Custodire la giustizia è responsabilità di tutti ma, questo, non significa scadere in una sorta di giustizialismo sommario o, ancora, nella superba postura di chi si crede ‘giusto’.
Si tratta, piuttosto, della difesa dei diritti di tutti e del contrasto anche di quelle ingiustizie che sovente rimangono celate perché riguardano i piccoli di questo mondo di cui solo pochi si interessano.
Nei giorni passati a Danisinni è stata inaugurata un’impresa sociale di agricoltori e manutentori che ha inteso restituire volto a quanti, ingiustamente, rimanevano scartati dal circuito lavorativo.

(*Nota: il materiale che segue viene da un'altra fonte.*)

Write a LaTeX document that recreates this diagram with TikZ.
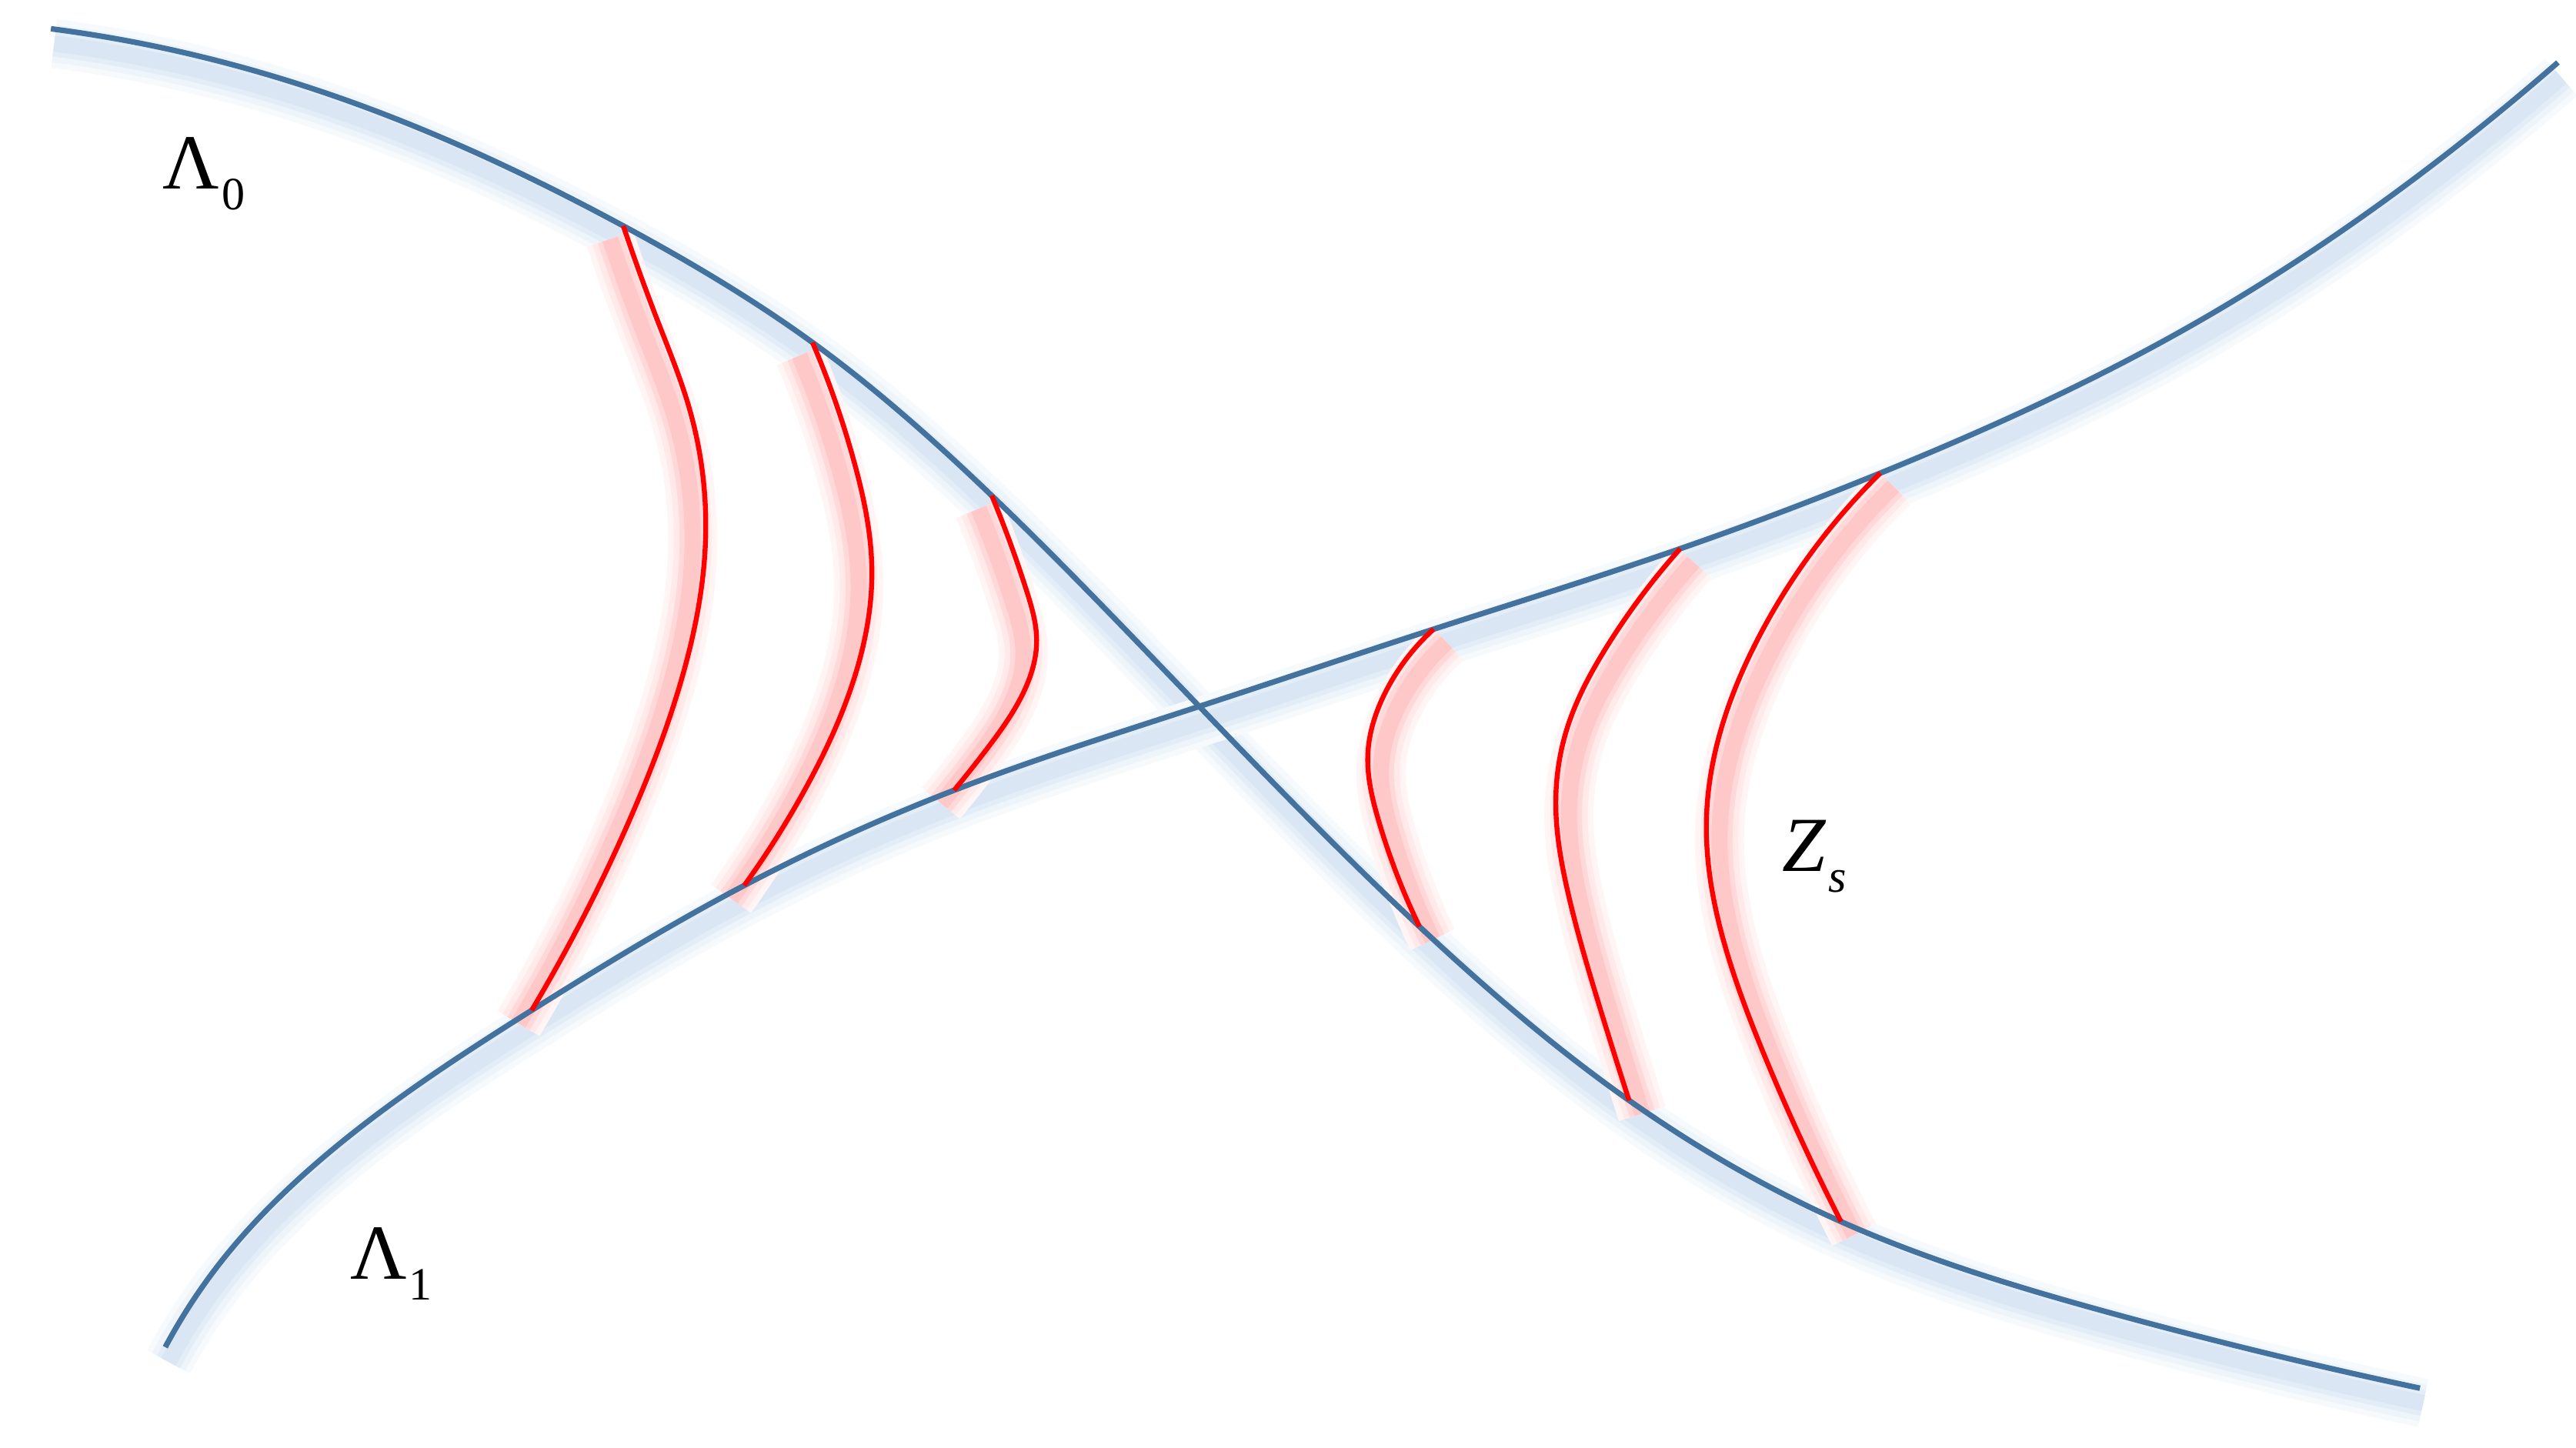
\documentclass[tikz,border=0pt]{standalone}
\usepackage{fontspec}
\setmainfont{Liberation Serif}
\usepackage{tikz}
\usetikzlibrary{hobby}
\pgfdeclarelayer{bg}
\pgfsetlayers{bg,main}

\definecolor{lamblue}{RGB}{68,114,158}
\definecolor{blueshadeA}{RGB}{247,250,253}
\definecolor{blueshadeB}{RGB}{237,244,250}
\definecolor{blueshadeC}{RGB}{227,237,247}
\definecolor{blueshadeD}{RGB}{218,230,243}
\definecolor{redshadeA}{RGB}{255,245,245}
\definecolor{redshadeB}{RGB}{255,233,233}
\definecolor{redshadeC}{RGB}{255,217,217}
\definecolor{redshadeD}{RGB}{255,200,200}

\tikzset{
  lamline/.style={draw=lamblue, line width=0.95pt, use Hobby shortcut},
  fibre/.style={draw=red, line width=0.85pt, use Hobby shortcut},
  lab/.style={anchor=base west, inner sep=0pt, font=\fontsize{13.5}{16}\selectfont},
}

\newcommand\subtxt[1]{\kern0.4pt\raisebox{-3.6pt}{\fontsize{8}{10}\selectfont #1}}

% #1 style, #2 shade colour, #3 shadow shift, #4 path
\newcommand\glowpath[4]{%
  \begin{pgfonlayer}{bg}
    \begin{scope}[transform canvas={shift={#3}}]
      \foreach \w/\c in {8.5/#2A,6.5/#2B,4.5/#2C,2.8/#2D}
        \draw[use Hobby shortcut, line width=\w pt, color=\c] #4;
    \end{scope}
  \end{pgfonlayer}
  \draw[#1] #4;
}

\begin{document}
\begin{tikzpicture}[x=0.01cm, y=-0.01cm]
        \useasboundingbox (0,0) rectangle (1568,881);

        % end points on Lambda_0 and Lambda_1
        \coordinate (a1) at (379.4,137.5);
        \coordinate (a2) at (494.6,208.5);
        \coordinate (a3) at (603.7,301.7);
        \coordinate (b1) at (323.6,615);
        \coordinate (b2) at (453,539);
        \coordinate (b3) at (580.8,481);
        \coordinate (c1) at (872.6,383);
        \coordinate (c2) at (1022.7,334);
        \coordinate (c3) at (1144.5,288);
        \coordinate (d1) at (864,564);
        \coordinate (d2) at (991.6,669.8);
        \coordinate (d3) at (1120.6,743.6);
        \coordinate (x) at (730,430);

        \glowpath{lamline}{blueshade}{(0.02cm,-0.09cm)}{(31,17.5) .. (107.5,31) .. (215,62.5) .. (a1) .. (a2) .. (a3) .. (x) .. (d1) .. (d2) .. (d3) .. (1284,799) .. (1473,845)}
        \glowpath{lamline}{blueshade}{(0.02cm,-0.09cm)}{(100.6,820) .. (133,770) .. (195.6,705.5) .. (b1) .. (b2) .. (b3) .. (x) .. (c1) .. (c2) .. (c3) .. (1329.5,200.6) .. (1497,87.7) .. (1557,38)}

        \glowpath{fibre}{redshade}{(-0.08cm,-0.08cm)}{(a1) .. (400.5,195.8) .. (419.6,248.6) .. (429.5,327.4) .. (415,413) .. (383.7,498) .. (b1)}
        \glowpath{fibre}{redshade}{(-0.08cm,-0.08cm)}{(a2) .. (520,281.5) .. (530.7,347) .. (520,412.7) .. (491,478.7) .. (b2)}
        \glowpath{fibre}{redshade}{(-0.08cm,-0.08cm)}{(a3) .. (625,360) .. (631,389.7) .. (622.5,422.5) .. (601,455.5) .. (b3)}
        \glowpath{fibre}{redshade}{(0.08cm,-0.08cm)}{(c1) .. (844,420) .. (832.6,459.5) .. (839,499) .. (d1)}
        \glowpath{fibre}{redshade}{(0.08cm,-0.08cm)}{(c2) .. (978,393.7) .. (954,443) .. (947,489) .. (954,541.5) .. (973,610.6) .. (d2)}
        \glowpath{fibre}{redshade}{(0.08cm,-0.08cm)}{(c3) .. (1071,387) .. (1047,446) .. (1038.7,499) .. (1049.5,574) .. (1073,640) .. (d3)}

        \node (lam0) [lab] at (98.4,114.8) {Λ\subtxt{0}};
        \node (lam1) [lab] at (212.6,778.5) {Λ\subtxt{1}};
        \node (zs) [lab] at (1084.3,530.2) {\textit{Z}\subtxt{\textit{s}}};
\end{tikzpicture}
\end{document}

Cinque persone a cui veniva precluso il diritto al futuro: due perché con precedenti penali, uno per l’età avanzata e altri due perché privi di esperienza per la giovane età.
Per la Comunità di Danisinni il sentirsi responsabili, dunque, ha comportato il mettersi in gioco facendosi compagni di cammino per condividere e difendere diritti e doveri di ciascuno. Ha significato, anche, aprirsi a quel ‘di più’ che non è richiesto da nessuno e che rende il genere umano speciale perché capace di prossimità e gratuità fino a rimetterci qualcosa di proprio.
La Parola che ci viene consegnata in questa domenica parla della custodia necessaria nel cammino per vivere una giustizia superiore frutto di una visione integrale della Scrittura. Il rischio, altrimenti, sarebbe quello di diventare legalisti e formali scivolando in una religiosità fatta di pratiche volte a sentirsi a posto di fronte a Dio e al prossimo. Questo modo di fare, denuncerà il Vangelo, genera ipocrisia e superbia impedendo ogni possibilità di dono.
Nel Vangelo (Mt 5, 17-37) vengono proposte sei antitesi che non si contrappongono ai precetti di prima ma li estendono a un senso pieno, perché quando si tratta dell’amore non si sta a misurare secondo un criterio quantitativo ma si entra nella qualità delle relazioni dove i conti, certamente, non tornano.
Il comando di “non uccidere”, ad esempio, non si limita all’atto della violenza fisica ma anche alle radici da cui muove ogni agito e cioè il disprezzo dell’altro, la brama di competizione e la superbia che si trama nel cuore.
La parola così come lo sguardo sono denunciati quando sono strumenti per ferire o per imprigionare. Ci sono parole e sguardi che uccidono così come, parole e sguardi, possono essere usati per ricattare e sedurre, per ammaliare e per soggiogare l’interlocutore.
Gesù invita ad un linguaggio sobrio proprio perché così ci si custodisce da ogni possibile ambivalenza e macchinazione. La sobrietà apre alla fedeltà e il cuore fedele è un cuore che ama e non tradisce quando si sente umiliato o non gratificato.
La fede stessa è espressione di questa fiducia che permette di attraversare le prove della vita senza mai dubitare della presenza di Dio.
L’umanità che calcola, invece, vorrebbe dare un prezzo anche al Cielo, ricattando pure il Signore e cioè chiedendo prova del Suo amore!
L’agire di Dio, diversamente, non sta a misurare il contraccambio umano ma rimane fedele alla Sua promessa e al desiderio di donarsi senza misura. È questo il processo rigenerativo in cui siamo chiamati ad entrare per essere pienamente custoditi nella luce.
Tornando alla piccola esperienza dei giorni appena trascorsi, la Comunità di Danisinni ha inteso offrire ai cinque lavoratori un’esperienza di fraternità in cui il dono gratuito fondato sulla fiducia nelle persone, genera legami che non equivalgono a sottomissione o a vincoli di potere ma sono fondati sulla stima e sulla generosità reciproca.
La Comunità di Danisinni, offrendo i luoghi e i beni strumentali, ha inteso educare alla autonomia e ha proposto un differente modello di impresa sociale dove non è la proprietà esclusiva a garantire il processo ma l’interscambio tra i soggetti coinvolti e la responsabilità condivisa.
Custodire il lavoro dei piccoli per restituire umanità è una delle tante espressioni di giustizia che, ancora oggi, attendono risposta in questo mondo.